= Yale (1916 automobile) =

American automobile

The Yale was a Brass Era car manufactured in Saginaw, Michigan from 1916 to 1918, not to be confused with the Yale from Toledo, Ohio.

The man behind this Yale was Louis J. Lampke, who previously had been with Palmer-Singer and Lion. He then created a car he had designed himself, this was the MPM of Mount Pleasant, Michigan. In early 1915, Lampke travelled to Saginaw in order to acquire funding to transfer his company there. Apparently, the people of Saginaw were not interested in the MPM, but were interested in Lampke himself. He therefore stayed in town and created the Saginaw Motor Company in June 1916. Various local businessmen were in the executive positions, while Lampke was in charge of product development. The plan was to call the automobile the Saginaw, but the Lehr Motor Company across town had already beaten them to the name. The Saginaw Motor people thus got together and settled on the Yale name.
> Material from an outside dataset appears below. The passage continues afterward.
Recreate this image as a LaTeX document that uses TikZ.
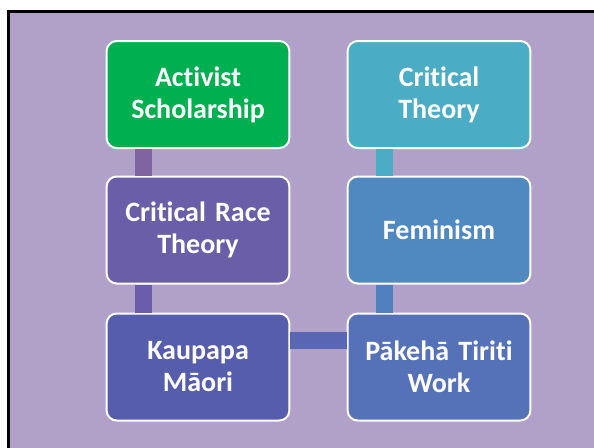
\documentclass[tikz,border=0pt]{standalone}
\usepackage{fontspec}
\setmainfont{Carlito}[Ligatures=NoCommon]
\usepackage{tikz}
\usetikzlibrary{positioning}

\definecolor{slidebg}{HTML}{B1A0C7}
\definecolor{actgreen}{HTML}{00B050}
\definecolor{crtpurple}{HTML}{6B5EA8}
\definecolor{kaublue}{HTML}{575DAD}
\definecolor{pakblue}{HTML}{5572B9}
\definecolor{femblue}{HTML}{4F89BF}
\definecolor{ctteal}{HTML}{4BACC6}

\tikzset{
	topic/.style={draw=white, line width=2pt, rounded corners=10pt,
		minimum width=180pt, minimum height=107pt, text width=176pt,
		align=center, text=white,
		font=\fontsize{28}{32}\selectfont\bfseries},
	link/.style={line width=17pt}
}

\begin{document}
\begin{tikzpicture}[x=1pt,y=-1pt]
	\useasboundingbox (0,0) rectangle (594,447);
	\clip (0,0) rectangle (594,447);
	\fill[slidebg] (8.5,11.5) rectangle (600,460);
	\draw[line width=3pt] (8.5,460) -- (8.5,11.5) -- (600,11.5);

	\node[topic,fill=actgreen] (act) at (198,94.5) {Activist\\Scholarship};
	\node[topic,fill=crtpurple] (crt) at (198,230) {Critical Race\\Theory};
	\node[topic,fill=kaublue] (kau) at (198,367) {Kaupapa\\Māori};
	\node[topic,fill=pakblue] (pak) at (439,367) {Pākehā Tiriti\\Work};
	\node[topic,fill=femblue] (fem) at (439,230) {Feminism};
	\node[topic,fill=ctteal] (ct) at (439,94.5) {Critical\\Theory};

	\draw[link,color={rgb,255:red,128;green,100;blue,162}] ([xshift=37.5pt]act.south west) -- ([xshift=37.5pt]crt.north west);
	\draw[link,color={rgb,255:red,106;green,94;blue,170}] ([xshift=37.5pt]crt.south west) -- ([xshift=37.5pt]kau.north west);
	\draw[link,color={rgb,255:red,88;green,102;blue,179}] ([yshift=-27.5pt]kau.north east) -- ([yshift=-27.5pt]pak.north west);
	\draw[link,color={rgb,255:red,80;green,128;blue,190}] ([xshift=37.5pt]pak.north west) -- ([xshift=37.5pt]fem.south west);
	\draw[link,color=ctteal] ([xshift=37.5pt]fem.north west) -- ([xshift=37.5pt]ct.south west);
\end{tikzpicture}
\end{document}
==Vehicle specifications==
The Yale would be V8-powered only, in contrast to the four- and eight-cylinder engines of the MPM. The Yale was also larger and more luxurious than the MPM, with prices starting at US$1350. The former Argo Electric factory at Jefferson and Atwater in town was secured and production of seven-passenger Touring cars commenced in July 1916. This was the only body style offered the first year. With the coming of the new year, two new body styles were added, namely a roadster and a speedster with a rumble seat. All three models rode on the same 126 inch wheelbase and cost US$1550.

==Production==
The company announced its intentions to produce closed cars, but it is unlikely that any were made. In January 1918, the price had increased yet again, this time to US$1885, but by now the end was near. Production ceased in March of the same year, and Puritan of Detroit acquired the right to the parts and to service the cars. In April, the factory was purchased by the makers of Jumbo trucks.